El otro ángulo, desconocido hasta que la Secretaría de Estado en Washington desclasificara los archivos de aquella época, permite establecer otros objetivos. Por un lado se hicieron públicos los esfuerzos del embajador Zuleta para contrarrestar el cabildeo del Partido Liberal en contra del envío de tropas y emplearse a fondo para convencer al gobierno de Estados Unidos de aceptar la oferta. Y lo segundo que se deduce con claridad es que las verdaderas pretensiones del Gobierno colombiano fueron las de renovar la capacidad estratégica y de combate del Ejército Nacional, técnicamente desactualizado. Algo similar a la decisión que también tomó el gobierno de Francia.

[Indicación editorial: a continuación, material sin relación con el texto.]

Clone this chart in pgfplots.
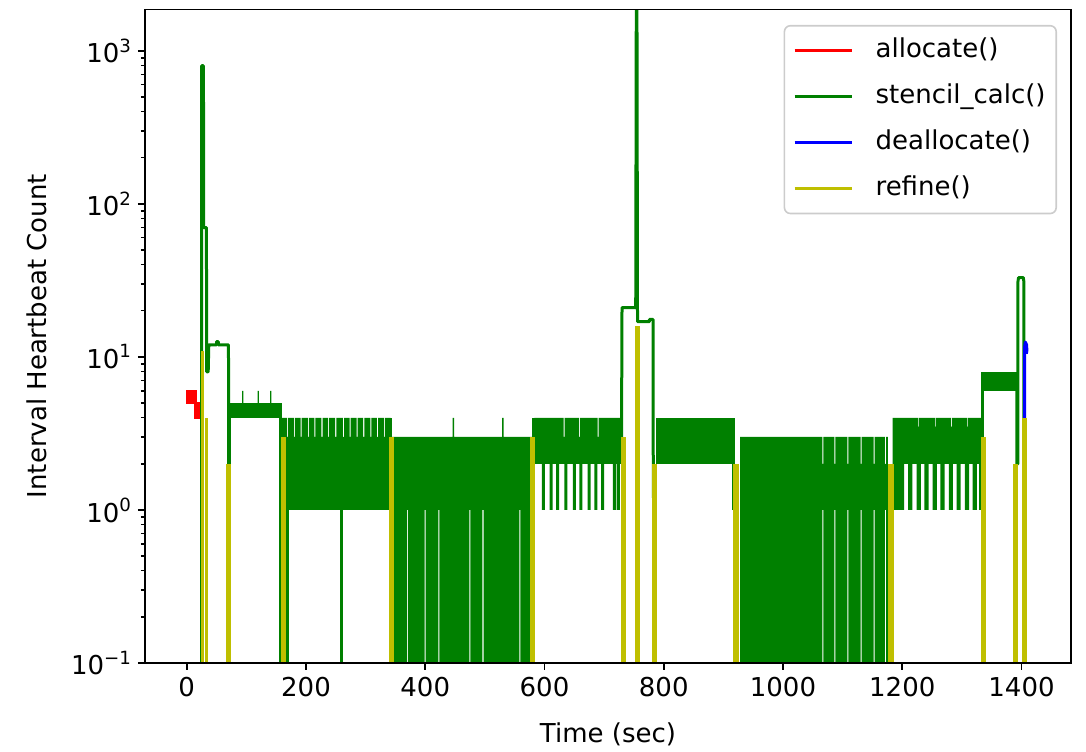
\documentclass[border=0pt]{standalone}
\usepackage{fontspec}
\setmainfont{DejaVu Sans}
\usepackage{pgfplots}
\pgfplotsset{compat=1.18}
\definecolor{mred}{rgb}{1,0,0}
\definecolor{mgreen}{rgb}{0,0.5,0}
\definecolor{mblue}{rgb}{0,0,1}
\definecolor{myellow}{rgb}{0.75,0.75,0}
\definecolor{legframe}{rgb}{0.8,0.8,0.8}
\newcommand{\fs}{\fontsize{13}{15.6}\selectfont}
\newcommand{\tensup}[1]{10\raisebox{0.42em}{\fontsize{9.1}{10}\selectfont #1}}
\begin{document}
\begin{tikzpicture}
\useasboundingbox (-72.5pt,-44pt) rectangle (470.5pt,331.5pt);
\begin{axis}[
  at={(0pt,0pt)}, anchor=south west,
  scale only axis, width=463pt, height=326.85pt,
  xmin=-70, xmax=1483, ymode=log, ymin=0.1, ymax=1870,
  enlargelimits=false, axis on top,
  unbounded coords=jump,
  axis line style={black, line width=0.8pt},
  tick align=outside, tick pos=left,
  major tick length=3.5pt, minor tick length=2pt,
  every tick/.style={black, line width=0.8pt},
  minor tick style={black, line width=0.6pt},
  xtick={0,200,400,600,800,1000,1200,1400},
  ytick={0.1,1,10,100,1000},
  yticklabels={\tensup{−1},\tensup{0},\tensup{1},\tensup{2},\tensup{3}},
  minor ytick={0.2,0.3,0.4,0.5,0.6,0.7,0.8,0.9,2,3,4,5,6,7,8,9,20,30,40,50,60,70,80,90,200,300,400,500,600,700,800,900},
  /pgf/number format/assume math mode=true,
  /pgf/number format/1000 sep={},
  every tick label/.append style={font=\fs},
  xlabel={Time (sec)}, ylabel={Interval Heartbeat Count},
  xlabel style={at={(axis description cs:0.5,-0.1086)}, anchor=center, font=\fs},
  ylabel style={at={(axis description cs:-0.1172,0.5)}, anchor=center, font=\fs},
  legend cell align=left,
  legend image code/.code={\draw[#1] (0pt,0pt) -- (28.8pt,0pt);},
  legend style={at={(1,1)}, anchor=north east, xshift=-7pt, yshift=-7.8pt,
    draw=legframe, line width=0.8pt, rounded corners=3pt, fill=white,
    font=\fs, inner xsep=4.3pt, inner ysep=5.2pt, row sep=8.5pt, column sep=10pt,
    nodes={inner sep=1pt, text height=9.5pt, text depth=3pt}},
]
\addlegendimage{mred, line width=1.5pt}
\addlegendentry{allocate()}
\addlegendimage{mgreen, line width=1.5pt}
\addlegendentry{stencil\_calc()}
\addlegendimage{mblue, line width=1.5pt}
\addlegendentry{deallocate()}
\addlegendimage{myellow, line width=1.5pt}
\addlegendentry{refine()}

% allocate()
\addplot[forget plot, fill=mred, draw=mred, line width=1pt] coordinates {
(0,5)(0,6)(15,6)(15,5)(24,5)(24,4)(14,4)(14,5)} -- cycle;

% stencil_calc(): dense oscillation bands
\addplot[forget plot, fill=mgreen, draw=none] coordinates {
(71,4)(71,5)(93,5)(93,6)(95,6)(95,5)(119,5)(119,6)(121,6)(121,5)(140,5)(140,6)(142,6)(142,5)(158,5)(158,4)} -- cycle;
\addplot[forget plot, fill=mgreen, draw=none] coordinates {
(160,1)(160,4)(168,4)(168,3)(169.8,3)(169.8,4)(180,4)(180,3)(181.8,3)(181.8,4)(191,4)(191,3)(192.8,3)(192.8,4)
(203,4)(203,3)(204.8,3)(204.8,4)(214,4)(214,3)(215.8,3)(215.8,4)(226,4)(226,3)(227.8,3)(227.8,4)
(237,4)(237,3)(238.8,3)(238.8,4)(249,4)(249,3)(250.8,3)(250.8,4)(262,4)(262,3)(263.8,3)(263.8,4)
(273,4)(273,3)(274.8,3)(274.8,4)(285,4)(285,3)(286.8,3)(286.8,4)(296,4)(296,3)(297.8,3)(297.8,4)
(308,4)(308,3)(309.8,3)(309.8,4)(319,4)(319,3)(320.8,3)(320.8,4)(331,4)(331,3)(332.8,3)(332.8,4)(342,4)(342,1)} -- cycle;
\addplot[forget plot, fill=mgreen, draw=none] coordinates {
(344,0.01)(344,3)(446,3)(446,4)(448.5,4)(448.5,3)(529,3)(529,4)(531.5,4)(531.5,3)(581,3)(581,0.01)
(559.6,0.01)(559.6,1)(557.8,1)(557.8,0.01)(497.8,0.01)(497.8,1)(496,1)(496,0.01)
(475.8,0.01)(475.8,1)(474,1)(474,0.01)(423.8,0.01)(423.8,1)(422,1)(422,0.01)
(400.8,0.01)(400.8,1)(399,1)(399,0.01)(370.8,0.01)(370.8,1)(369,1)(369,0.01)} -- cycle;
\addplot[forget plot, fill=mgreen, draw=none] coordinates {
(583,2)(583,4)(632,4)(632,3)(633.8,3)(633.8,4)(658,4)(658,3)(659.8,3)(659.8,4)(689,4)(689,3)(690.8,3)(690.8,4)(729,4)(729,2)
(726.5,2)(726.5,1)(721,1)(721,2)(719.5,2)(719.5,1)(714.5,1)(714.5,2)(700,2)(700,1)(695,1)(695,2)
(688.7,2)(688.7,1)(683.7,1)(683.7,2)(677.5,2)(677.5,1)(672.5,1)(672.5,2)(663.5,2)(663.5,1)(658.5,1)(658.5,2)
(652.5,2)(652.5,1)(647.5,1)(647.5,2)(638.5,2)(638.5,1)(633.5,1)(633.5,2)(624.5,2)(624.5,1)(619.5,1)(619.5,2)
(613.5,2)(613.5,1)(608.5,1)(608.5,2)(600.5,2)(600.5,1)(595.5,1)(595.5,2)} -- cycle;
\addplot[forget plot, fill=mgreen, draw=none] coordinates {
(787,2)(787,4)(917,4)(917,2)} -- cycle;
\addplot[forget plot, fill=mgreen, draw=none] coordinates {
(928,0.01)(928,3)(1066,3)(1066,2)(1067.8,2)(1067.8,3)(1086,3)(1086,2)(1087.8,2)(1087.8,3)
(1108,3)(1108,2)(1109.8,2)(1109.8,3)(1130,3)(1130,2)(1131.8,2)(1131.8,3)(1152,3)(1152,2)(1153.8,2)(1153.8,3)
(1171,3)(1171,2)(1172.8,2)(1172.8,3)(1176,3)(1176,0.01)
(1172.8,0.01)(1172.8,1)(1171,1)(1171,0.01)(1153.8,0.01)(1153.8,1)(1152,1)(1152,0.01)
(1131.8,0.01)(1131.8,1)(1130,1)(1130,0.01)(1109.8,0.01)(1109.8,1)(1108,1)(1108,0.01)
(1087.8,0.01)(1087.8,1)(1086,1)(1086,0.01)(1067.8,0.01)(1067.8,1)(1066,1)(1066,0.01)} -- cycle;
\addplot[forget plot, fill=mgreen, draw=none] coordinates {
(1184,2)(1184,4)(1226,4)(1226,3.5)(1227.5,3.5)(1227.5,4)(1255,4)(1255,3.5)(1256.5,3.5)(1256.5,4)
(1282,4)(1282,3.5)(1283.5,3.5)(1283.5,4)(1309,4)(1309,3.5)(1310.5,3.5)(1310.5,4)(1334,4)(1334,1)
(1329,1)(1329,2)(1325,2)(1325,1)(1318,1)(1318,2)(1312,2)(1312,1)(1305,1)(1305,2)(1298,2)(1298,1)
(1291,1)(1291,2)(1285,2)(1285,1)(1278,1)(1278,2)(1271,2)(1271,1)(1264,1)(1264,2)(1258,2)(1258,1)
(1251,1)(1251,2)(1244,2)(1244,1)(1237,1)(1237,2)(1231,2)(1231,1)(1224,1)(1224,2)(1217,2)(1217,1)
(1210,1)(1210,2)(1203,2)(1203,1)(1186,1)(1186,2)} -- cycle;
\addplot[forget plot, fill=mgreen, draw=none] coordinates {
(1337,6)(1337,8)(1392,8)(1392,6)} -- cycle;

% stencil_calc(): traces and transitions
\addplot[forget plot, mgreen, line width=1.5pt, line join=round] coordinates {
(25,0.01)(25,800)(28,800)(28.5,70)(33,70)(33.5,8)(36,8)(37,12)(50,12)(50,12.6)(53,12.6)(53,12)(70,12)(70.5,1)(71.5,1)(71.5,5)};
\addplot[forget plot, mgreen, line width=1.5pt, line join=round] coordinates {
(729,2)(730,21)(753,21)(754,2500)(755,2500)(756,17)(776,17)(776,17.6)(782,17.6)(782.5,1.2)};
\addplot[forget plot, mgreen, line width=1.5pt, line join=round] coordinates {
(1392,7)(1392,2)(1394,2)(1394,31)(1395,33)(1403,33)(1404,31)(1404,4)};
\addplot[forget plot, mgreen, line width=1.5pt] coordinates {
(158,0.01)(158,5) (158,nan)
(164,0.01)(164,1) (164,nan)
(169,0.01)(169,1) (169,nan)
(259,0.01)(259,1) (259,nan)
(342,0.01)(342,4) (342,nan)
(582,0.01)(582,4) (582,nan)
(917,1)(917,4) (917,nan)
(1335,2)(1335,8)};

% deallocate()
\addplot[forget plot, mblue, line width=1.5pt, line join=round] coordinates {
(1405,4)(1405,11.5)(1406.5,12.5)(1408.5,12)(1409,11)(1408,10.5)};

% refine()
\addplot[forget plot, myellow, line width=1.7pt] coordinates {
(26,0.01)(26,11) (26,nan)
(33,0.01)(33,4)};
\addplot[forget plot, myellow, line width=2.6pt] coordinates {
(70,0.01)(70,2) (70,nan)
(162,0.01)(162,3) (162,nan)
(344,0.01)(344,3) (344,nan)
(580,0.01)(580,3) (580,nan)
(733,0.01)(733,3) (733,nan)
(756,0.01)(756,16) (756,nan)
(784,0.01)(784,2) (784,nan)
(921,0.01)(921,2) (921,nan)
(1181,0.01)(1181,2) (1181,nan)
(1336,0.01)(1336,3) (1336,nan)
(1390,0.01)(1390,2) (1390,nan)
(1405,0.01)(1405,4)};
\end{axis}
\end{tikzpicture}
\end{document}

En estos temas, como en tantos otros, siempre se presentan las paradojas. Hace años, cuando quise estudiar estos episodios, me encontré con que el número de investigaciones y de libros relacionados era notoriamente más reducido de lo que había esperado. Y me refiero no solo a las muy escasas fuentes en Colombia, sino a los fondos de la misma Biblioteca Nacional de Corea y a las de varias universidades en Seúl. Para ampliar mis hallazgos, entrevisté a varios universitarios quienes demostraron que sus conocimientos sobre estos episodios eran bastante precarios. Y para rematar, empecé a encontrar que varios estudiosos y hasta el título de un libro, el de David Halberstam (2007), comenzaron a llamarla “La guerra olvidada”. Pero, más allá de toda interpretación, lo cierto es que la tierra coreana fue regada con la sangre de nuestros jóvenes soldados y que nuestros lazos bilaterales están anclados en aquellos aciagos acontecimientos. Ojalá no se desaten tormentas en las ya agitadas aguas de la política internacional que no han logrado apaciguarse.